• Recorded information:
- - - - -
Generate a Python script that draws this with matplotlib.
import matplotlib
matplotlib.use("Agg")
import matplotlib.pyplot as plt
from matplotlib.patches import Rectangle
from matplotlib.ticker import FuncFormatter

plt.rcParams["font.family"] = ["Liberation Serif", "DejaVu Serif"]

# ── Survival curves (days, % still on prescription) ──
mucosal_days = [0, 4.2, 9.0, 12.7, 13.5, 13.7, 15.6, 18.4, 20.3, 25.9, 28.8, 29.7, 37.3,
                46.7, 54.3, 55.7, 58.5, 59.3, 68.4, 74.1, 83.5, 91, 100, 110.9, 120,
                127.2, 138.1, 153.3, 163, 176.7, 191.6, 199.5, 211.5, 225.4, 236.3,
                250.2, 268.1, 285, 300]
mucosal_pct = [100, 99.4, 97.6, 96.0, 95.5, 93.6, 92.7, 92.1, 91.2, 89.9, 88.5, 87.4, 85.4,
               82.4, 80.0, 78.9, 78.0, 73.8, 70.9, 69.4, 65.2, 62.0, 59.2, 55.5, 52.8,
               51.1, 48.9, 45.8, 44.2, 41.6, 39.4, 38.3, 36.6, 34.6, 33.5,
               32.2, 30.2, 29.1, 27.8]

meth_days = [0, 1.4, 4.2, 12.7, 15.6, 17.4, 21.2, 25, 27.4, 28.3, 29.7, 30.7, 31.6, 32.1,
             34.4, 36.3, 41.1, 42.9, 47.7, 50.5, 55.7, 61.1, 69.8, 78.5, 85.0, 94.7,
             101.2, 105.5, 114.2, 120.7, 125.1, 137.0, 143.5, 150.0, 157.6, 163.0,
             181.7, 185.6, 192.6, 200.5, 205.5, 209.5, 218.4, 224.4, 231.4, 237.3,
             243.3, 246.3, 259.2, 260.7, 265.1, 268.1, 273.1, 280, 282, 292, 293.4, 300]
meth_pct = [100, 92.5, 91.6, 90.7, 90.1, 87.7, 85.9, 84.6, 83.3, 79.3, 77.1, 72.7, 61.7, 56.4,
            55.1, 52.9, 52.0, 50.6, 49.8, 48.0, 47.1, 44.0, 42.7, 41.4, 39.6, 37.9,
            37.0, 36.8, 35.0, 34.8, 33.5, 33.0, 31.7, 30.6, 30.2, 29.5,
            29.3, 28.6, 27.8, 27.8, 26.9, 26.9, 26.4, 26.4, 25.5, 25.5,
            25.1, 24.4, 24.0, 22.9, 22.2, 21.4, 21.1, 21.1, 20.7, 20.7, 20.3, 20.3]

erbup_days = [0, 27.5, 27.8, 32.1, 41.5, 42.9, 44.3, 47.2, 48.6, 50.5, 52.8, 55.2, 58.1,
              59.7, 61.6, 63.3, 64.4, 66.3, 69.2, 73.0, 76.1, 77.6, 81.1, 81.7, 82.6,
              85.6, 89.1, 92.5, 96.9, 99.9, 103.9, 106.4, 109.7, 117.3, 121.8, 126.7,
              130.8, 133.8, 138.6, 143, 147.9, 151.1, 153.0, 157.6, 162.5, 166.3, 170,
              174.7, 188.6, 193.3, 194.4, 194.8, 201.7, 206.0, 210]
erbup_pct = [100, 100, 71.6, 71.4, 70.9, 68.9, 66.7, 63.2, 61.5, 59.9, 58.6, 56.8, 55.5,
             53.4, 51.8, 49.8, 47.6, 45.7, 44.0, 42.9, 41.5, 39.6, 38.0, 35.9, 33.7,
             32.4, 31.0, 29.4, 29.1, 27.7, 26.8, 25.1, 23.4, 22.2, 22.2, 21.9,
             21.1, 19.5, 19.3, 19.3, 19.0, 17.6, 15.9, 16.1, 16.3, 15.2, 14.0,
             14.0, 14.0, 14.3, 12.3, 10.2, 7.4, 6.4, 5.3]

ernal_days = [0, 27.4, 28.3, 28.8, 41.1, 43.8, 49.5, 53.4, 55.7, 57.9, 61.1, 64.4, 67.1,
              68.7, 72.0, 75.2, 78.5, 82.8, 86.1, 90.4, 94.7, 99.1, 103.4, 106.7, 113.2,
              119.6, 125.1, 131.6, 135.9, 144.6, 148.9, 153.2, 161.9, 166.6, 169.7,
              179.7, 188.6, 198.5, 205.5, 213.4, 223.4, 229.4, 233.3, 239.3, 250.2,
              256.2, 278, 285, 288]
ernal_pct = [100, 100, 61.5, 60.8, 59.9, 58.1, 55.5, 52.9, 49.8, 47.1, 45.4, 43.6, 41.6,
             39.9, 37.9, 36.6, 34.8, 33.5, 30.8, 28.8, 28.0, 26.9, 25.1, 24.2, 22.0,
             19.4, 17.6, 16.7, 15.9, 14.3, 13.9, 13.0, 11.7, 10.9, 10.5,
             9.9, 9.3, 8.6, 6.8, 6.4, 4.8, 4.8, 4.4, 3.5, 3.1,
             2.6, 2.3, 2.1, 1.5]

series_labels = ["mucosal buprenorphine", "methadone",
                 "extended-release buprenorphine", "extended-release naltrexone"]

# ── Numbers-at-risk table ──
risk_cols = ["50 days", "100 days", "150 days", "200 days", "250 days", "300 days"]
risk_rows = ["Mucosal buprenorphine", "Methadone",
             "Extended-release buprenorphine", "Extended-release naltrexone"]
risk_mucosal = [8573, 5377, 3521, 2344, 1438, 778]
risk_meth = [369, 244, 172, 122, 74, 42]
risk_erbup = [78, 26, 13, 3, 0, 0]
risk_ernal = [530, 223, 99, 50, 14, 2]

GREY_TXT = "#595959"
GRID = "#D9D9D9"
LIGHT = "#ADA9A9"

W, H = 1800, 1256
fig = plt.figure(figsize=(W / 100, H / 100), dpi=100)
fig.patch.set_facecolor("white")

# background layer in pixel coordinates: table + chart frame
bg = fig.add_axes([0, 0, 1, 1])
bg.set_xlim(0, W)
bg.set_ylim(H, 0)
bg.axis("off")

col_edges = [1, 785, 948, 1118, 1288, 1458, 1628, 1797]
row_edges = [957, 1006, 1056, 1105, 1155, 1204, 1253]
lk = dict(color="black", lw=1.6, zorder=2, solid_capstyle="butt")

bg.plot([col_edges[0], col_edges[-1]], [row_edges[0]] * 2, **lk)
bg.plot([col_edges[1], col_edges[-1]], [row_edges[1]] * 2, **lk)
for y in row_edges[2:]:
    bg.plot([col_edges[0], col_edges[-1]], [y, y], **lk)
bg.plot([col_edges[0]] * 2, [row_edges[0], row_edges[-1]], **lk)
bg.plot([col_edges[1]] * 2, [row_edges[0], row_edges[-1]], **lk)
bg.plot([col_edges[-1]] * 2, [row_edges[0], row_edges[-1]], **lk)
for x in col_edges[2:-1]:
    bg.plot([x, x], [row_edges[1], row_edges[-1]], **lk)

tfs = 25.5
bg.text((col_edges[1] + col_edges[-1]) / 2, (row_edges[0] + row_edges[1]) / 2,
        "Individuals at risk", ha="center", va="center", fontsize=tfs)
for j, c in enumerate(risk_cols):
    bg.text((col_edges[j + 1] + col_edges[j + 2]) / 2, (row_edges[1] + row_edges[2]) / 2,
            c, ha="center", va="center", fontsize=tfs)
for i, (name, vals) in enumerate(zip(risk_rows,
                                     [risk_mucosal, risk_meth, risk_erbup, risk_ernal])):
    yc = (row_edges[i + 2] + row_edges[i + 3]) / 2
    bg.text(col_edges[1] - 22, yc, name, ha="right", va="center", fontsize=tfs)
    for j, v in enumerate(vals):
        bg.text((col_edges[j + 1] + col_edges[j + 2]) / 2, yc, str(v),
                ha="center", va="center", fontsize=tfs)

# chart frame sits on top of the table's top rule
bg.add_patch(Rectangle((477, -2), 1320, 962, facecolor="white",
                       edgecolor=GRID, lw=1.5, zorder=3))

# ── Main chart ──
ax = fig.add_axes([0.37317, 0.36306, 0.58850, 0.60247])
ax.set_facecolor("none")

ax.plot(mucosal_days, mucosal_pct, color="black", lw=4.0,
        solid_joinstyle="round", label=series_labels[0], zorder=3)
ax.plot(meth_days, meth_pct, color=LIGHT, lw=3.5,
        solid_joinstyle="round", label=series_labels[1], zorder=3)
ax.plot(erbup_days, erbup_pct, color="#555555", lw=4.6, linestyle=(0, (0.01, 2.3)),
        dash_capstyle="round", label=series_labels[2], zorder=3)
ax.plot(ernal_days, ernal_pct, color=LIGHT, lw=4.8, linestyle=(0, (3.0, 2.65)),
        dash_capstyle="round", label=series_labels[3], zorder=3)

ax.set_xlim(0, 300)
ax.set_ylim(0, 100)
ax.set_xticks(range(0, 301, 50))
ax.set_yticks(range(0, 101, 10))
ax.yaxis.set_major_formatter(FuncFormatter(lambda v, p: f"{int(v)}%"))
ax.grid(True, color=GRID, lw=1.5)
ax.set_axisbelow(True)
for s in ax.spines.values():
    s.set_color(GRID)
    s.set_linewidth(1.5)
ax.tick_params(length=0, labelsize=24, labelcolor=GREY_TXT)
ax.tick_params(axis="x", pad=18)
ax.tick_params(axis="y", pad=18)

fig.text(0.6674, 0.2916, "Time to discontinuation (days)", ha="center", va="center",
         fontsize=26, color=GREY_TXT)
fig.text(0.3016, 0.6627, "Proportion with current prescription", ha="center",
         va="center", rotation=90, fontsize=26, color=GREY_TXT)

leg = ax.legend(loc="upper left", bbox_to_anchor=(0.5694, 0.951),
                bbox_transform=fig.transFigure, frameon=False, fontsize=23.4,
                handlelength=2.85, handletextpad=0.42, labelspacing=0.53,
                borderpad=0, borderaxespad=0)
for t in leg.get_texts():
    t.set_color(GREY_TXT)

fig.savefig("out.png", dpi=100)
- - - - -
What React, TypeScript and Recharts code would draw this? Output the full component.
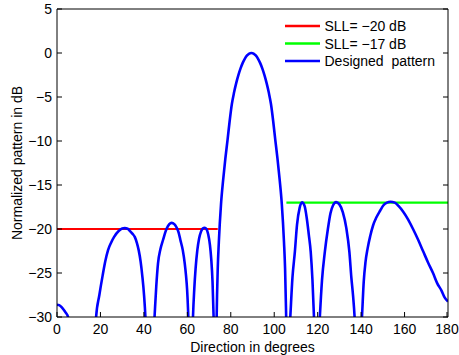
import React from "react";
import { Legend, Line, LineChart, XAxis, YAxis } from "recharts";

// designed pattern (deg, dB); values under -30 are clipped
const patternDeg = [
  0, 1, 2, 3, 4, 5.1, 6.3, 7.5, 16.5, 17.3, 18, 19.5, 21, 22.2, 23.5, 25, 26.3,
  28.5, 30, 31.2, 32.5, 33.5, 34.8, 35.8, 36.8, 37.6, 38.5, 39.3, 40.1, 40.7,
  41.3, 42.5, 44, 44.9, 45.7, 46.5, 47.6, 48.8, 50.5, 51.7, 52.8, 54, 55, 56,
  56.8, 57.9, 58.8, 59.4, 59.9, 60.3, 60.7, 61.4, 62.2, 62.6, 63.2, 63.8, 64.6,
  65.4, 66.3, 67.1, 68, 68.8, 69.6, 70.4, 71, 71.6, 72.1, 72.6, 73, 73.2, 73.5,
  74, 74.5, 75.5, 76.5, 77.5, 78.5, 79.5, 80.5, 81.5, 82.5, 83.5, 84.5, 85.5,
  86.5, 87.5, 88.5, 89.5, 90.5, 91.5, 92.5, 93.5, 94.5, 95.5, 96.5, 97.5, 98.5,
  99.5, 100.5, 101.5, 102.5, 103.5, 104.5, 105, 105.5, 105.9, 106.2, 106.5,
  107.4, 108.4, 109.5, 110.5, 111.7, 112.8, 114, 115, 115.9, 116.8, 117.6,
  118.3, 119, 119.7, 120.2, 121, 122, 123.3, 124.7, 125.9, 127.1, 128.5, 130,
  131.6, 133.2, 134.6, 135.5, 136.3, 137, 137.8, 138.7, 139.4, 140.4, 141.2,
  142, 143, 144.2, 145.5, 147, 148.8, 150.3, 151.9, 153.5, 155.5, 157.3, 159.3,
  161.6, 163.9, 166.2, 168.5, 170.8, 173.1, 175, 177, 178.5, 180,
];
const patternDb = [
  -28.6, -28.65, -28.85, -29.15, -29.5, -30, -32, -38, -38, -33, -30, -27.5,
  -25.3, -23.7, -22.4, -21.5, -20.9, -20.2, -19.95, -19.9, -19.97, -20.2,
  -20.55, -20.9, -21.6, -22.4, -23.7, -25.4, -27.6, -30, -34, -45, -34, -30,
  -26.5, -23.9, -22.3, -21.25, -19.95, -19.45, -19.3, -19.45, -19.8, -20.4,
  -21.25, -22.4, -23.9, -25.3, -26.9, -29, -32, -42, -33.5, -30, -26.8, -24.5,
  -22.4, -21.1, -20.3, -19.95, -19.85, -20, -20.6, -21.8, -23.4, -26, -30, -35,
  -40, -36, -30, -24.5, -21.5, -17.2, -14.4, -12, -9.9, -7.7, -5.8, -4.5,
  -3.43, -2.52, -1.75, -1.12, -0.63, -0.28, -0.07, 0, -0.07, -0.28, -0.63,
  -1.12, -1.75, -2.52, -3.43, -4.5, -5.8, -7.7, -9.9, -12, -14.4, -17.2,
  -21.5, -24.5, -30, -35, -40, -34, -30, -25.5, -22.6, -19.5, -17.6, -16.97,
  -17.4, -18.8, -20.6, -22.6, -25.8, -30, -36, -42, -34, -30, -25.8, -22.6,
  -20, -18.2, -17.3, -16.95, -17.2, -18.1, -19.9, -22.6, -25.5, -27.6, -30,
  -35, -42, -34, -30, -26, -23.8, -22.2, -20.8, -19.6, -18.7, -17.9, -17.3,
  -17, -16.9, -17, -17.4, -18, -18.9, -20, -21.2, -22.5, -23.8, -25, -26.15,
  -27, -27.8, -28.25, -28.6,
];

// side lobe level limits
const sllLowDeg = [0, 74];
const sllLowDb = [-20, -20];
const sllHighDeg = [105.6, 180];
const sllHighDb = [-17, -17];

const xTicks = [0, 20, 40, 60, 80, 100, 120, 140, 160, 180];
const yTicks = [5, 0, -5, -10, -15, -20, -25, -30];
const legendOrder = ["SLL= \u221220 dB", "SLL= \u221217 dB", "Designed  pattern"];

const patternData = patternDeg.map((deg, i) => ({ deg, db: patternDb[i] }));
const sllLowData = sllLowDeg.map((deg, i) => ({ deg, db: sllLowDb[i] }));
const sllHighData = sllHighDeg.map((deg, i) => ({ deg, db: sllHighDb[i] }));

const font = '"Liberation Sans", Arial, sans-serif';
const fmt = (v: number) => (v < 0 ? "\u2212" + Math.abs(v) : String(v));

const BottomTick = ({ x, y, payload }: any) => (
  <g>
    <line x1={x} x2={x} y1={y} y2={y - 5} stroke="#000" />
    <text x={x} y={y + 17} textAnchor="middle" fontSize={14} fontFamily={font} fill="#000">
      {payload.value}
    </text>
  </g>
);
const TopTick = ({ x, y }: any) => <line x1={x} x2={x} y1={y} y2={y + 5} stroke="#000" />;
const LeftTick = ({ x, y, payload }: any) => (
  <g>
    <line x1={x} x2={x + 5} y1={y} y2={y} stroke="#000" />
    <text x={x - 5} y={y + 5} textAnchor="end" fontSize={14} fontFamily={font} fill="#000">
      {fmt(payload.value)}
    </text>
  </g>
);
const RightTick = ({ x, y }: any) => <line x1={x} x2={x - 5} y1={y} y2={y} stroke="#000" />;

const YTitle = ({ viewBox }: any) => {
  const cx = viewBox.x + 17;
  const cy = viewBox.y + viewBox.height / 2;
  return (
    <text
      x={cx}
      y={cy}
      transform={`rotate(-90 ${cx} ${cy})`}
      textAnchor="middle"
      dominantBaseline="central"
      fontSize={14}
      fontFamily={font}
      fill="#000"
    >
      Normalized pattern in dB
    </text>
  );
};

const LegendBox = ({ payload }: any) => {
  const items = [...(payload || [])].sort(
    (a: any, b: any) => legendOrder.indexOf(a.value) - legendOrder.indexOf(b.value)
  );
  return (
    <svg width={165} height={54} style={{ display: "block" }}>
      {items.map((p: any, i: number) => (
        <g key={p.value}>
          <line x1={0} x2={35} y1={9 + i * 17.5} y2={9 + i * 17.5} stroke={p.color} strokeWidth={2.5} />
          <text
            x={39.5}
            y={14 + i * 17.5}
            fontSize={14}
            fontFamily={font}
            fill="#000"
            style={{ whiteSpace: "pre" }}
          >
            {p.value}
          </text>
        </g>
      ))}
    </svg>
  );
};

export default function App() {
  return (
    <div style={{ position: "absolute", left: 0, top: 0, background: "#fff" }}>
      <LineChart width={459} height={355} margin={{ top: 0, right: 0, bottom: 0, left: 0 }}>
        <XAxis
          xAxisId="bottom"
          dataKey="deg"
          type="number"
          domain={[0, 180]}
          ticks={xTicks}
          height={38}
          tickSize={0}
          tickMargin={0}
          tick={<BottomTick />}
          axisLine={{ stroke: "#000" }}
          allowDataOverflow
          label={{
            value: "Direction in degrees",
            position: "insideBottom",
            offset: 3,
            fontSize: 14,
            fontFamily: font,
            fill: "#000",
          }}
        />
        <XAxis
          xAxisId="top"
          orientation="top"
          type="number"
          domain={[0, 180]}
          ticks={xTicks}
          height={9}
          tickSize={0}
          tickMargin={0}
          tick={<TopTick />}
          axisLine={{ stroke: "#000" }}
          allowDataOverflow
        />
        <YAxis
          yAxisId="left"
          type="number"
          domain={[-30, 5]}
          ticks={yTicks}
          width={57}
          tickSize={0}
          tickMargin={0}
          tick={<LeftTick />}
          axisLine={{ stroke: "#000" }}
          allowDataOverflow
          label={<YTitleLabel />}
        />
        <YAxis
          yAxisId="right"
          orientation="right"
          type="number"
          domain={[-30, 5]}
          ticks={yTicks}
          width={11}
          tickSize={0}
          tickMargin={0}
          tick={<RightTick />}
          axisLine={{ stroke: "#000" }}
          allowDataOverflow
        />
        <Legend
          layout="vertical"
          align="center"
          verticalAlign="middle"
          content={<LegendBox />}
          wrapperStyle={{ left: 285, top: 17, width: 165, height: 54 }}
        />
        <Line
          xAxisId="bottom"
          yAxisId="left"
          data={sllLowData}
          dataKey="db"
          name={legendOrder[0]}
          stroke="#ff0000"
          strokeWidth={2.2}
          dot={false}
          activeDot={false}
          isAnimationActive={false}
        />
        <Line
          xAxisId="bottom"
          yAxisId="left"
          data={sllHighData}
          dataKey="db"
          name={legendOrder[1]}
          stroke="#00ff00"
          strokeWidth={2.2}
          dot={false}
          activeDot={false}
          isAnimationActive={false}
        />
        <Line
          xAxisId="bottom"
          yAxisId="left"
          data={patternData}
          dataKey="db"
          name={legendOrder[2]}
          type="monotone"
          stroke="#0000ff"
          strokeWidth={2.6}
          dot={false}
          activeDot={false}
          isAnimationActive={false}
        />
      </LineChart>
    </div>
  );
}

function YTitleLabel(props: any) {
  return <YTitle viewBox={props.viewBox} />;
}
- - - - -
• Aim: Look above for the line with "What React, TypeScript", then print it and each line after it down to and including the line with "LineChart, XAxis, YAxis". Leave out the pictures and keep the wording exact.

• Solution to the problem:
What React, TypeScript and Recharts code would draw this? Output the full component.
import React from "react";
import { Legend, Line, LineChart, XAxis, YAxis } from "recharts";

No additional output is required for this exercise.